■ Required task
Images are not part of the copy; transcribe all the data exactly.

■ Dataset content
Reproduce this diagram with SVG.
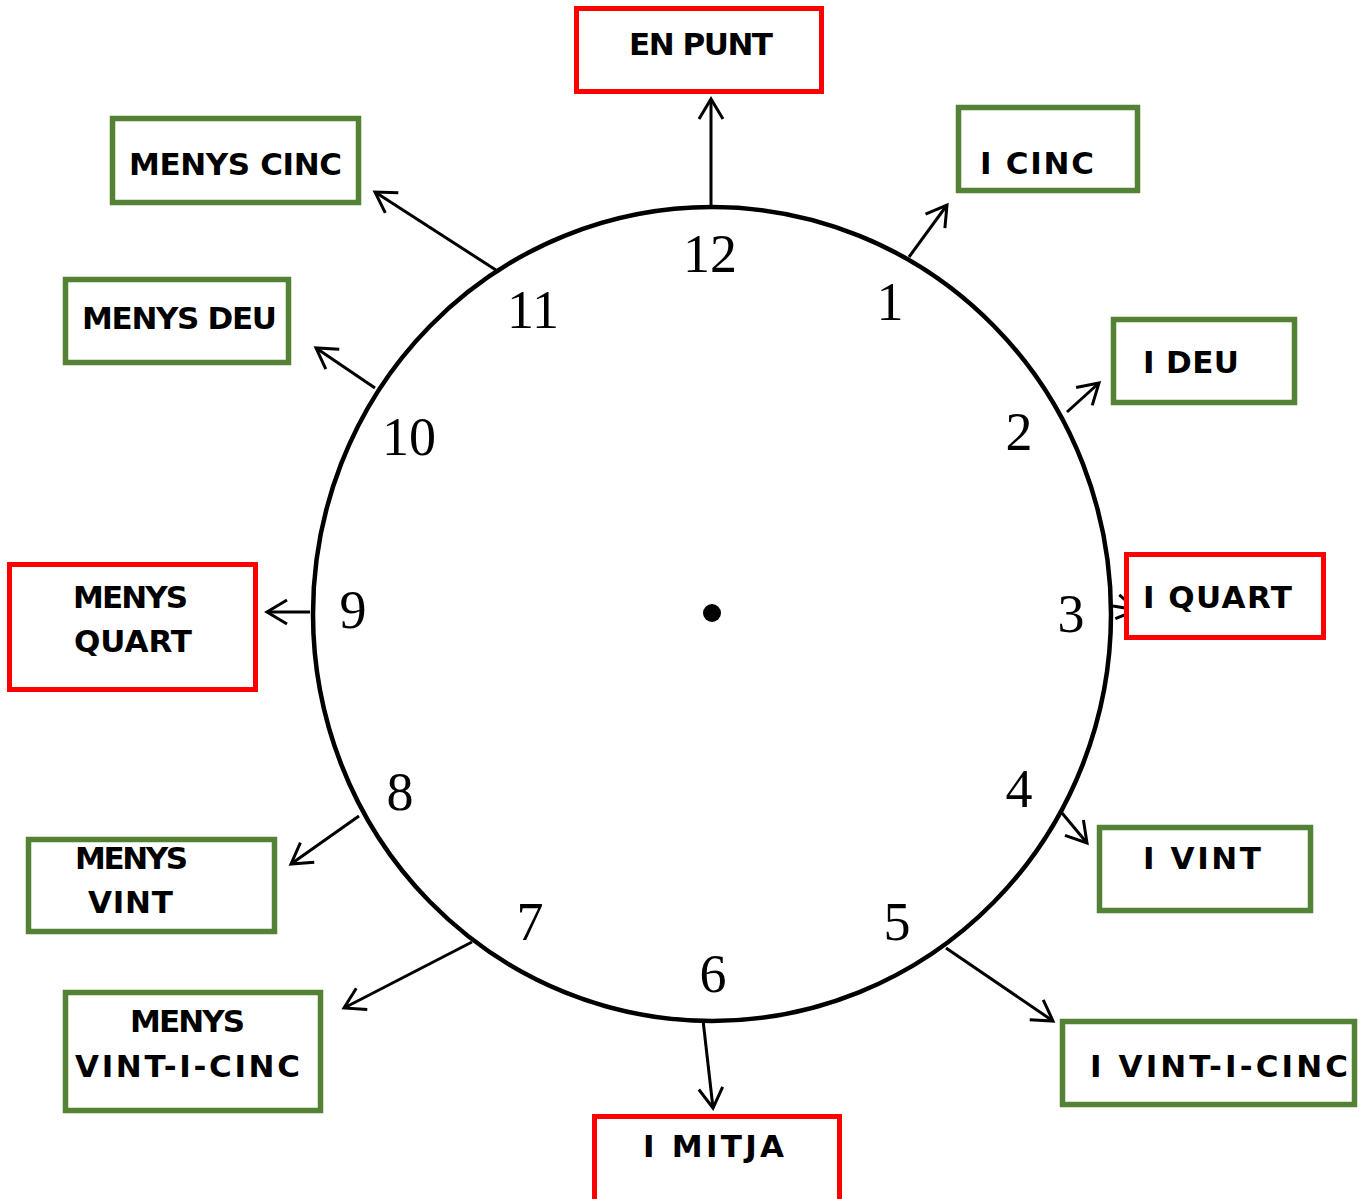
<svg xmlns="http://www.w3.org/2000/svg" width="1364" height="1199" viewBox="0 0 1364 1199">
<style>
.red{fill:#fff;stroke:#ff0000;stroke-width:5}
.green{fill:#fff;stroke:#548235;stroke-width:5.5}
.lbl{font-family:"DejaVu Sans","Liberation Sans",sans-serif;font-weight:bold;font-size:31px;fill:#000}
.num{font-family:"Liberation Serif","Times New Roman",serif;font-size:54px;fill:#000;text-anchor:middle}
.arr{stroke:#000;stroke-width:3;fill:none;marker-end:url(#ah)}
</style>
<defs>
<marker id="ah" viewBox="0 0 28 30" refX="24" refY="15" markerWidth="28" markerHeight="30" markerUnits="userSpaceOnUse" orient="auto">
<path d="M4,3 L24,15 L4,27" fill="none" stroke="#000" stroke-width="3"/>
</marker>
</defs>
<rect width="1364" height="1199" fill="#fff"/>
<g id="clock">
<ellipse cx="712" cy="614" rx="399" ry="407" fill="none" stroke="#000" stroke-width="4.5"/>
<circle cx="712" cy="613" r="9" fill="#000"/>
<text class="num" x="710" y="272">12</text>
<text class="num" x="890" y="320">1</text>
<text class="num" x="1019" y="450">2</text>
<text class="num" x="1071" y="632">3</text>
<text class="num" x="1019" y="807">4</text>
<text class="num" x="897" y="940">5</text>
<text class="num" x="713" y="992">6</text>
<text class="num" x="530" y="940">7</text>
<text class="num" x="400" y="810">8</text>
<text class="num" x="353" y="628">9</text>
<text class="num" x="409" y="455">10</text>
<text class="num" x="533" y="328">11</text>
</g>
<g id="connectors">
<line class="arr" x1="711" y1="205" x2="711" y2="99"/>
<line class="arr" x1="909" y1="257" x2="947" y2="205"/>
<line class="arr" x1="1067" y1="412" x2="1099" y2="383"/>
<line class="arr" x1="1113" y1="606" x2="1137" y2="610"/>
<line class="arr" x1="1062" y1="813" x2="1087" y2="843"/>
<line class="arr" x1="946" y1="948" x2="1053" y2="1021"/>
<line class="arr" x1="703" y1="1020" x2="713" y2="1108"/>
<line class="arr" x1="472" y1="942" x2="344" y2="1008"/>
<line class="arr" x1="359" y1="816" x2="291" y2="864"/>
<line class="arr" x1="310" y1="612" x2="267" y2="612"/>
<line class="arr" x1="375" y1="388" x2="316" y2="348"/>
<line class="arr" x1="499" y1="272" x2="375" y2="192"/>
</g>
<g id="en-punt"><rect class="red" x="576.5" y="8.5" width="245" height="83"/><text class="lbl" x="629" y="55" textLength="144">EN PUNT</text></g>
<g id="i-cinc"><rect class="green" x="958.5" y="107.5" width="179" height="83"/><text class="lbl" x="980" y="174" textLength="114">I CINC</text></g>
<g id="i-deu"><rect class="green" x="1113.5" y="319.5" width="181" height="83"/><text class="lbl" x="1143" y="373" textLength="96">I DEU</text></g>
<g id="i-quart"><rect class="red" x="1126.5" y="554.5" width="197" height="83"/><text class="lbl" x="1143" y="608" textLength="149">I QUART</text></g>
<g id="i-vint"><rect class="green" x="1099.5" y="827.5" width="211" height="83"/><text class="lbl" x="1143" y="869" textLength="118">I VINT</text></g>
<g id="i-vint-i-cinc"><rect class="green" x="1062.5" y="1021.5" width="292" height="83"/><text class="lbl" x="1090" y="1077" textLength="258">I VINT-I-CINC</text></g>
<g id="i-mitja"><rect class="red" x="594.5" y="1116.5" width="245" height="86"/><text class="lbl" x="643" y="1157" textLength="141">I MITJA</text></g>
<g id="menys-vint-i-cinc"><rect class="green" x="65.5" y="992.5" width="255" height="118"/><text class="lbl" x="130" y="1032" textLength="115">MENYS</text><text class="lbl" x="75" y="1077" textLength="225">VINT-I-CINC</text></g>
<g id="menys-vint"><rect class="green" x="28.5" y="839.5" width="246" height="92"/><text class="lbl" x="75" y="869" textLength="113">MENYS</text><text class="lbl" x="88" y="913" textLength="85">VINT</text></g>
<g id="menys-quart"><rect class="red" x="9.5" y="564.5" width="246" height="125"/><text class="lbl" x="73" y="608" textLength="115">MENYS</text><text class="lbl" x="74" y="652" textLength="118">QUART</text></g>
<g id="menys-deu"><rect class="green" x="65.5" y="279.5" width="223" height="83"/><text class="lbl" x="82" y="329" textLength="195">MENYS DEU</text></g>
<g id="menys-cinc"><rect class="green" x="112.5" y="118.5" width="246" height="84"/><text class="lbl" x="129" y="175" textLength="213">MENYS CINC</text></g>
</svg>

■ Correct response
Reproduce this diagram with SVG.
<svg xmlns="http://www.w3.org/2000/svg" width="1364" height="1199" viewBox="0 0 1364 1199">
<style>
.red{fill:#fff;stroke:#ff0000;stroke-width:5}
.green{fill:#fff;stroke:#548235;stroke-width:5.5}
.lbl{font-family:"DejaVu Sans","Liberation Sans",sans-serif;font-weight:bold;font-size:31px;fill:#000}
.num{font-family:"Liberation Serif","Times New Roman",serif;font-size:54px;fill:#000;text-anchor:middle}
.arr{stroke:#000;stroke-width:3;fill:none;marker-end:url(#ah)}
</style>
<defs>
<marker id="ah" viewBox="0 0 28 30" refX="24" refY="15" markerWidth="28" markerHeight="30" markerUnits="userSpaceOnUse" orient="auto">
<path d="M4,3 L24,15 L4,27" fill="none" stroke="#000" stroke-width="3"/>
</marker>
</defs>
<rect width="1364" height="1199" fill="#fff"/>
<g id="clock">
<ellipse cx="712" cy="614" rx="399" ry="407" fill="none" stroke="#000" stroke-width="4.5"/>
<circle cx="712" cy="613" r="9" fill="#000"/>
<text class="num" x="710" y="272">12</text>
<text class="num" x="890" y="320">1</text>
<text class="num" x="1019" y="450">2</text>
<text class="num" x="1071" y="632">3</text>
<text class="num" x="1019" y="807">4</text>
<text class="num" x="897" y="940">5</text>
<text class="num" x="713" y="992">6</text>
<text class="num" x="530" y="940">7</text>
<text class="num" x="400" y="810">8</text>
<text class="num" x="353" y="628">9</text>
<text class="num" x="409" y="455">10</text>
<text class="num" x="533" y="328">11</text>
</g>
<g id="connectors">
<line class="arr" x1="711" y1="205" x2="711" y2="99"/>
<line class="arr" x1="909" y1="257" x2="947" y2="205"/>
<line class="arr" x1="1067" y1="412" x2="1099" y2="383"/>
<line class="arr" x1="1113" y1="606" x2="1137" y2="610"/>
<line class="arr" x1="1062" y1="813" x2="1087" y2="843"/>
<line class="arr" x1="946" y1="948" x2="1053" y2="1021"/>
<line class="arr" x1="703" y1="1020" x2="713" y2="1108"/>
<line class="arr" x1="472" y1="942" x2="344" y2="1008"/>
<line class="arr" x1="359" y1="816" x2="291" y2="864"/>
<line class="arr" x1="310" y1="612" x2="267" y2="612"/>
<line class="arr" x1="375" y1="388" x2="316" y2="348"/>
<line class="arr" x1="499" y1="272" x2="375" y2="192"/>
</g>
<g id="en-punt"><rect class="red" x="576.5" y="8.5" width="245" height="83"/><text class="lbl" x="629" y="55" textLength="144">EN PUNT</text></g>
<g id="i-cinc"><rect class="green" x="958.5" y="107.5" width="179" height="83"/><text class="lbl" x="980" y="174" textLength="114">I CINC</text></g>
<g id="i-deu"><rect class="green" x="1113.5" y="319.5" width="181" height="83"/><text class="lbl" x="1143" y="373" textLength="96">I DEU</text></g>
<g id="i-quart"><rect class="red" x="1126.5" y="554.5" width="197" height="83"/><text class="lbl" x="1143" y="608" textLength="149">I QUART</text></g>
<g id="i-vint"><rect class="green" x="1099.5" y="827.5" width="211" height="83"/><text class="lbl" x="1143" y="869" textLength="118">I VINT</text></g>
<g id="i-vint-i-cinc"><rect class="green" x="1062.5" y="1021.5" width="292" height="83"/><text class="lbl" x="1090" y="1077" textLength="258">I VINT-I-CINC</text></g>
<g id="i-mitja"><rect class="red" x="594.5" y="1116.5" width="245" height="86"/><text class="lbl" x="643" y="1157" textLength="141">I MITJA</text></g>
<g id="menys-vint-i-cinc"><rect class="green" x="65.5" y="992.5" width="255" height="118"/><text class="lbl" x="130" y="1032" textLength="115">MENYS</text><text class="lbl" x="75" y="1077" textLength="225">VINT-I-CINC</text></g>
<g id="menys-vint"><rect class="green" x="28.5" y="839.5" width="246" height="92"/><text class="lbl" x="75" y="869" textLength="113">MENYS</text><text class="lbl" x="88" y="913" textLength="85">VINT</text></g>
<g id="menys-quart"><rect class="red" x="9.5" y="564.5" width="246" height="125"/><text class="lbl" x="73" y="608" textLength="115">MENYS</text><text class="lbl" x="74" y="652" textLength="118">QUART</text></g>
<g id="menys-deu"><rect class="green" x="65.5" y="279.5" width="223" height="83"/><text class="lbl" x="82" y="329" textLength="195">MENYS DEU</text></g>
<g id="menys-cinc"><rect class="green" x="112.5" y="118.5" width="246" height="84"/><text class="lbl" x="129" y="175" textLength="213">MENYS CINC</text></g>
</svg>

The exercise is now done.